The Tofino Food and Wine Festival would be hosting its 18th year next year, but organizers announced on Friday that it won’t go ahead.
“It felt unfair ... it was a really hard decision to make,” said festival producer Kira Rogers.
Rogers said the Liquor and Cannabis Regulation Branch was obstructive, hostile, intimidating and rude when organizers were trying to get a permit last year for the festival.
“They wanted us to provide extra information that we never had to provide before,” said Rogers.
In September, Rogers said festival organizers were mailed a notice with a fine for $9,000 stating the festival endangered public safety.
A spokesperson for the branch tells CTV News Vancouver Island that they understand the importance of working with festival organizers through B.C. to provide safe liquor services at different events.
“However, the LCRB is generally unable to comment on specific concerns due to privacy and administrative fairness,” said the spokesperson.
Rogers said those responsible for the Tofino festival have always been very cautious.
“We practice 150 per cent due diligence, we have loads of security there, professional wine reps pouring the alcohol, we have tons of volunteers, we have the fire chief and paramedics on-site, and we have a safe ride home program,” she said.
Jason Hyde, an independent wine broker who has participated in the festival for years, said he was devastated when he heard the news.

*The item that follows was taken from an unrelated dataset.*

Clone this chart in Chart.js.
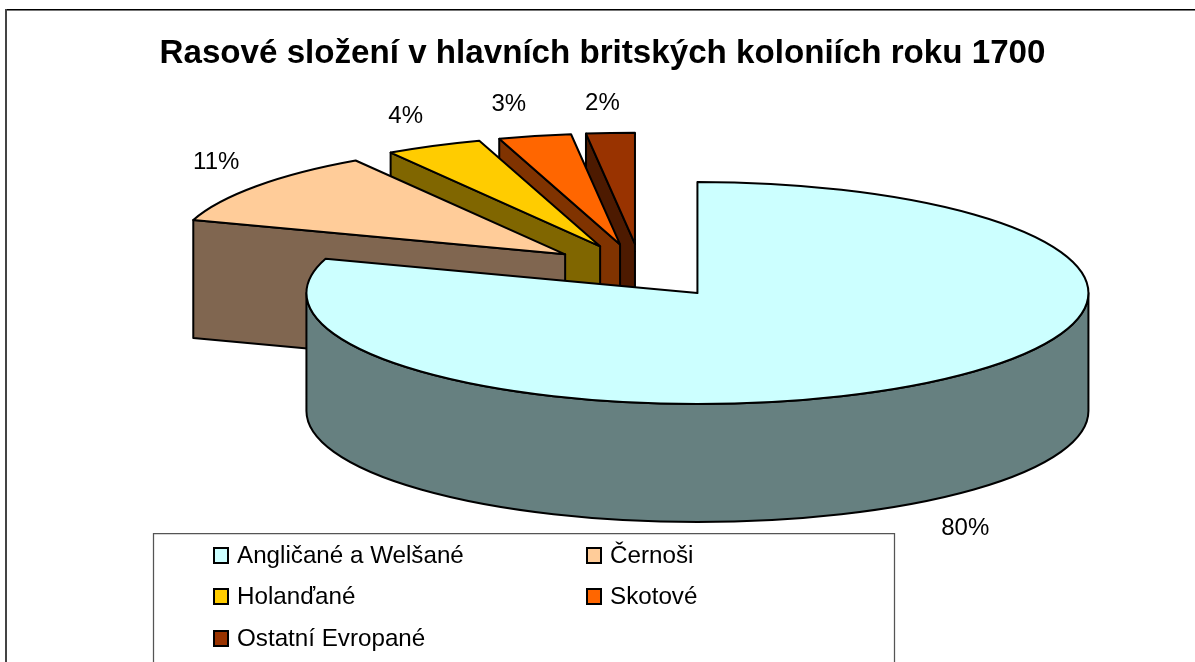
<!DOCTYPE html>
<html><head><meta charset="utf-8">
<style>html,body{margin:0;padding:0;background:#fff;overflow:hidden}#w{width:1195px;height:662px}</style>
<script src="https://cdn.jsdelivr.net/npm/chart.js@4"></script>
</head><body><div id="w"><canvas id="c" width="1195" height="662"></canvas></div>
<script>
const categories = ['Angličané a Welšané','Černoši','Holanďané','Skotové','Ostatní Evropané'];
const values = [80,11,4,3,2];
const topColors = ['#CCFFFF','#FFCC99','#FFCC00','#FF6600','#993300'];
const sideColors = ['#668080','#806650','#806600','#803300','#4D1A00'];
const titleText = 'Rasové složení v hlavních britských koloniích roku 1700';

// view settings of the 3-D projection
const RADIUS = 391, EXPLODE = 96, TILT = 0.284, DEPTH = 118, PIE_X = 641, PIE_Y = 271;
const labelNudge = [[38,27],[-40,-24],[-28,-29],[-26,-32],[-8,-30]];
const legendCols = [213,586], legendRows = [555,596,638];
const FONT = '"Liberation Sans", Arial, sans-serif';

const pie3d = {
  id:'pie3d',
  beforeDraw(chart){
    const ctx = chart.ctx;
    ctx.save();
    ctx.fillStyle='#fff'; ctx.fillRect(0,0,chart.width,chart.height);
    ctx.fillStyle='#000'; ctx.fillRect(5,9,chart.width-5,1);
    ctx.fillStyle='#777'; ctx.fillRect(5,10,chart.width-5,1);
    ctx.fillStyle='#444'; ctx.fillRect(5,9,2,chart.height-9);
    ctx.restore();
  },
  beforeDatasetDraw(chart){
    const ctx = chart.ctx;
    const arcs = chart.getDatasetMeta(0).data;
    const order = arcs.map((a,i)=>i).reverse();
    order.forEach(i=>{
      const a = arcs[i];
      const {x,y,startAngle:s,endAngle:e,outerRadius:r} = a.getProps(['x','y','startAngle','endAngle','outerRadius']);
      const mid=(s+e)/2;
      const cx = PIE_X + Math.cos(mid)*EXPLODE, cy = PIE_Y + Math.sin(mid)*EXPLODE*TILT;
      const px = t=>cx+Math.cos(t)*r, py = t=>cy+Math.sin(t)*r*TILT;
      ctx.save();
      ctx.lineJoin='round'; ctx.strokeStyle='#000'; ctx.lineWidth=2;
      ctx.fillStyle = sideColors[i];
      // cut face at the slice's start edge, when it faces the viewer
      if (-Math.cos(s) > 1e-6){
        ctx.beginPath(); ctx.moveTo(cx,cy); ctx.lineTo(px(s),py(s));
        ctx.lineTo(px(s),py(s)+DEPTH); ctx.lineTo(cx,cy+DEPTH); ctx.closePath();
        ctx.fill(); ctx.stroke();
      }
      // outer wall, front half only
      const w0=Math.max(s,0), w1=Math.min(e,Math.PI);
      if (w1>w0){
        ctx.beginPath();
        ctx.ellipse(cx,cy,r,r*TILT,0,w0,w1);
        ctx.ellipse(cx,cy+DEPTH,r,r*TILT,0,w1,w0,true);
        ctx.closePath(); ctx.fill(); ctx.stroke();
      }
      // top face: the library's own arc, flattened
      ctx.save();
      ctx.translate(cx, cy); ctx.scale(1,TILT); ctx.translate(-x,-y);
      a.draw(ctx, chart.chartArea);
      ctx.restore();
      ctx.beginPath(); ctx.moveTo(cx,cy);
      ctx.ellipse(cx,cy,r,r*TILT,0,s,e); ctx.closePath(); ctx.stroke();
      ctx.restore();
    });
    return false;
  },
  afterDraw(chart){
    const ctx = chart.ctx;
    const arcs = chart.getDatasetMeta(0).data;
    ctx.save();
    ctx.fillStyle='#000'; ctx.font='24px '+FONT;
    ctx.textAlign='center'; ctx.textBaseline='middle';
    arcs.forEach((a,i)=>{
      const {startAngle:s,endAngle:e,outerRadius:r}=a.getProps(['startAngle','endAngle','outerRadius']);
      const mid=(s+e)/2;
      const lx=PIE_X+Math.cos(mid)*(EXPLODE+r)+labelNudge[i][0];
      const ly=PIE_Y+Math.sin(mid)*(EXPLODE+r)*TILT+(Math.sin(mid)>0?DEPTH:0)+labelNudge[i][1];
      ctx.fillText(values[i]+'%',lx,ly);
    });
    // legend
    ctx.strokeStyle='#555'; ctx.lineWidth=1.25; ctx.fillStyle='#fff';
    ctx.beginPath(); ctx.rect(153.5,533.5,741,200); ctx.fill(); ctx.stroke();
    ctx.textAlign='left'; ctx.font='24.2px '+FONT;
    categories.forEach((c,i)=>{
      const lx=legendCols[i%2], ly=legendRows[Math.floor(i/2)];
      ctx.fillStyle=topColors[i]; ctx.strokeStyle='#000'; ctx.lineWidth=2;
      ctx.fillRect(lx+1,ly-7,14,15); ctx.strokeRect(lx+1,ly-7,14,15);
      ctx.fillStyle='#000';
      ctx.fillText(c,lx+24,ly+1);
    });
    ctx.restore();
  }
};

new Chart(document.getElementById('c'),{
  type:'pie',
  data:{labels:categories,datasets:[{data:values,backgroundColor:topColors,borderWidth:0}]},
  plugins:[pie3d],
  options:{
    responsive:false,animation:false,radius:RADIUS,
    layout:{padding:{left:10,top:34,right:0,bottom:0}},
    events:[],
    plugins:{
      legend:{display:false},tooltip:{enabled:false},
      title:{display:true,text:titleText,color:'#000',padding:0,font:{family:FONT,size:33.15,weight:'bold'}}
    }
  }
});
</script></body></html>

“It is an event that has been held for many, many years,” he said. “A lot of the winemakers like to attend this because we are showcasing our wines and it is a world-class event.”
Rogers says the Tofino Food and Wine Festival sells 700 tickets and normally sells out within five minutes.
“If they make it this difficult … no one wins,” said Rogers.
She hopes going forward the LCRB will work to be more encouraging and less restricting.
“To see an event like this or any others fall to the wayside because of some bureaucracy is a mistake we should try to mitigate,” said Hyde.
The future of the festival is still unclear, but Rogers said “never say never” when asked about it making a return in 2021.